Begin

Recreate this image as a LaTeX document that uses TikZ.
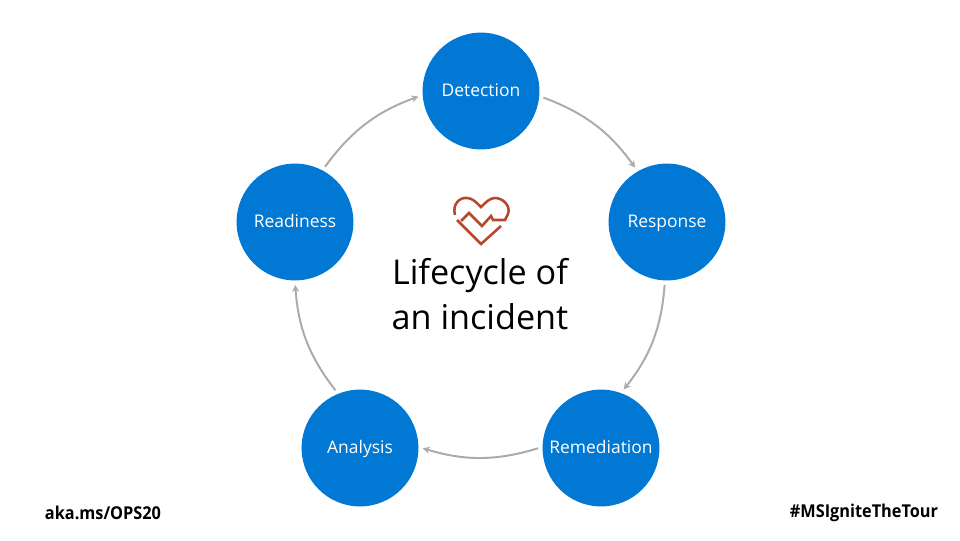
\documentclass[tikz,border=0pt]{standalone}
\usepackage{fontspec}
\setmainfont{Open Sans}
\usetikzlibrary{arrows.meta}
\definecolor{stageblue}{HTML}{0078D4}
\definecolor{ringgray}{HTML}{ABABAB}
\definecolor{heartred}{HTML}{B7472A}
\tikzset{
    stage/.style={circle, fill=stageblue, minimum size=2.92cm, inner sep=0pt, text=white, text height=0.85em, text depth=0pt, font=\fontsize{12.4}{15}\selectfont},
    ring/.style={draw=ringgray, line width=1.4pt, -{Stealth[length=5pt, width=5pt]}, bend left=17, shorten >=3pt, shorten <=3pt},
    tag/.style={font=\fontsize{12.6}{15}\selectfont\bfseries, text=black, xscale=0.92, transform shape},
    heart/.style={draw=heartred, line width=1.8pt}
}
\begin{document}
\begin{tikzpicture}[x=0.025cm, y=-0.025cm]
    \useasboundingbox (0, 0) rectangle (960, 540);
    \node[stage] (detection) at (481, 91) {Detection};
    \node[stage] (response) at (667, 222) {Response};
    \node[stage] (remediation) at (601, 448) {Remediation};
    \node[stage] (analysis) at (360, 448) {Analysis};
    \node[stage] (readiness) at (295, 222) {Readiness};
    \draw[ring] (detection.-5) to (response.120);
    \draw[ring] (response.-92) to (remediation.70);
    \draw[ring] (remediation.179) to (analysis.1);
    \draw[ring] (analysis.112) to (readiness.270);
    \draw[ring] (readiness.62) to (detection.184);
    \draw[heart]
        (455, 215) .. controls (452, 204) and (460, 197) .. (467, 198)
        .. controls (472, 198) and (476, 202) .. (481, 207)
        .. controls (486, 202) and (490, 198) .. (495, 198)
        .. controls (503, 198) and (511, 206) .. (508, 214)
        -- (505, 220) -- (493, 220) -- (491, 216) -- (482, 226) -- (469, 213) -- (461, 221)
    ;
    \draw[heart] (457, 220) -- (481, 244) -- (501, 226);
    \node[font=\fontsize{24.3}{31.5}\selectfont, align=center, text=black] (title) at (480, 294) {Lifecycle of\\an incident};
    \node[tag] (shortlink) at (103, 513) {aka.ms/OPS20};
    \node[tag] (hashtag) at (864, 513) {\#MSIgniteTheTour};
\end{tikzpicture}
\end{document}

End

Write the full listing out again with every line unchanged, but include no pictures.

## Written solution
Recreate this image as a LaTeX document that uses TikZ.
\documentclass[tikz,border=0pt]{standalone}
\usepackage{fontspec}
\setmainfont{Open Sans}
\usetikzlibrary{arrows.meta}
\definecolor{stageblue}{HTML}{0078D4}
\definecolor{ringgray}{HTML}{ABABAB}
\definecolor{heartred}{HTML}{B7472A}
\tikzset{
    stage/.style={circle, fill=stageblue, minimum size=2.92cm, inner sep=0pt, text=white, text height=0.85em, text depth=0pt, font=\fontsize{12.4}{15}\selectfont},
    ring/.style={draw=ringgray, line width=1.4pt, -{Stealth[length=5pt, width=5pt]}, bend left=17, shorten >=3pt, shorten <=3pt},
    tag/.style={font=\fontsize{12.6}{15}\selectfont\bfseries, text=black, xscale=0.92, transform shape},
    heart/.style={draw=heartred, line width=1.8pt}
}
\begin{document}
\begin{tikzpicture}[x=0.025cm, y=-0.025cm]
    \useasboundingbox (0, 0) rectangle (960, 540);
    \node[stage] (detection) at (481, 91) {Detection};
    \node[stage] (response) at (667, 222) {Response};
    \node[stage] (remediation) at (601, 448) {Remediation};
    \node[stage] (analysis) at (360, 448) {Analysis};
    \node[stage] (readiness) at (295, 222) {Readiness};
    \draw[ring] (detection.-5) to (response.120);
    \draw[ring] (response.-92) to (remediation.70);
    \draw[ring] (remediation.179) to (analysis.1);
    \draw[ring] (analysis.112) to (readiness.270);
    \draw[ring] (readiness.62) to (detection.184);
    \draw[heart]
        (455, 215) .. controls (452, 204) and (460, 197) .. (467, 198)
        .. controls (472, 198) and (476, 202) .. (481, 207)
        .. controls (486, 202) and (490, 198) .. (495, 198)
        .. controls (503, 198) and (511, 206) .. (508, 214)
        -- (505, 220) -- (493, 220) -- (491, 216) -- (482, 226) -- (469, 213) -- (461, 221)
    ;
    \draw[heart] (457, 220) -- (481, 244) -- (501, 226);
    \node[font=\fontsize{24.3}{31.5}\selectfont, align=center, text=black] (title) at (480, 294) {Lifecycle of\\an incident};
    \node[tag] (shortlink) at (103, 513) {aka.ms/OPS20};
    \node[tag] (hashtag) at (864, 513) {\#MSIgniteTheTour};
\end{tikzpicture}
\end{document}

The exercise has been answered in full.